I have been unsuccessful at creating reasonably good box joints consistently. I am trying to use a technique I saw being used called the Korschgen box(?) His jig uses wood pieces cut in the width of his dado blade. These pieces are lined up blocking a carriage. He lifts a wood piece and then moved his carriage - cuts and then moves another piece and so on. I'm using a 1/4 " dado blade so I imagine I would need each board to be 1/2 " - correct? Also, in a setup like that, how would you adjust for the size of the gap next to the finger?


----------



## dbw (Dec 2, 2013)

check this out:

https://www.thesprucecrafts.com/how-to-make-perfect-box-joints-3537042


----------



## waho6o9 (May 6, 2011)

https://wnwoodworkingschool.com/make-an-accurate-box-joint-jig-simple-fast/

HTH


----------



## JohnDon (Mar 14, 2015)

Okay, I'll try to answer your question the best I can, rather than giving you an alternative jig design. From the video that Korschgen has posted, it appears that each of the "flippers" has to be exactly twice the width of your dado setup. Also, each flipper has to butt up tightly against its neighbor. You didn't say how your joints aren't fitting. If some fingers are tight, and some loose suggests that the flippers aren't all the same width, or warped, or debris is getting trapped between them. If the fit is consistently too loose, the flippers are less than twice your dado width. If the fit is too tight, they're wider than twice your dado. I don't know how the jig adjusts for the matching fingers. My guess is that when you clamp that piece in the jig, you offset the alignment with a spacer exactly the width of your dado.The design of the jig is interesting- once you have it tuned up, it should go faster than the "mainstream" setup previous posters refer to. The width of your joint is limited by the number of flippers, while the typical jig has no theoretical limit to th number of fingers. Good luck!


----------



## Psydoc (Apr 14, 2019)

Thanks for the reply! I was thinking that the flippers could have a small spacer after each flipper that could make the fingers tighter or loose.
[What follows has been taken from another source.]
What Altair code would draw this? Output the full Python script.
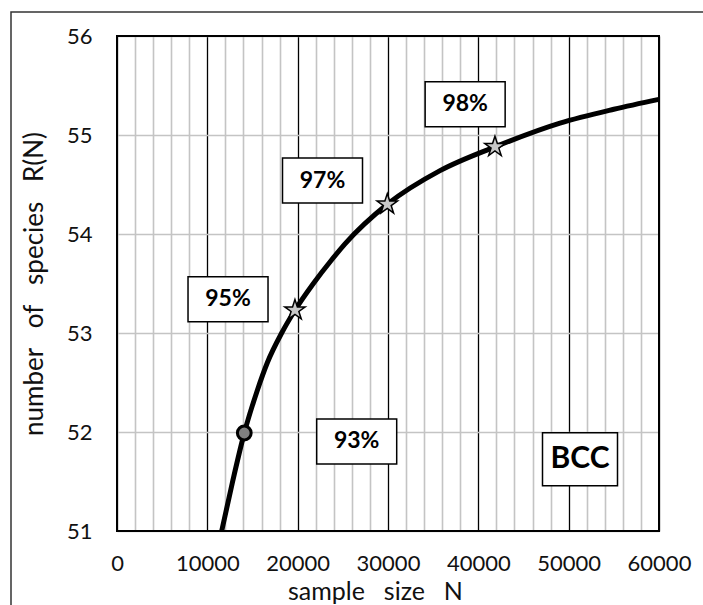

I'm also wondering if it would be much simpler to just make a notch every 1/2 inch (for a 1/4" dado) and move the carriage over to the successive notches.

BTW, I have recently taken up woodworking and prior to starting this hobby, my only tool was a hammer which I rarely had use for.

Again, the replies were appreciated.


----------



## Redoak49 (Dec 15, 2012)

I will give you a couple of thoughts…

1. I have never been very successful making them on the table saw.

2. I made a jig to use on my router table which uses a key and I can easily adjust the distance between cuts by small amounts.. I have made 1/4", 5/16" and 3/8" finger joints with this method.

3. With the router table method, I found that different species of wood need slightly different settings to get best fit.

4. I now make finger joints using a Leigh D4R jig.


----------



## Woodbum (Jan 3, 2010)

IBox


----------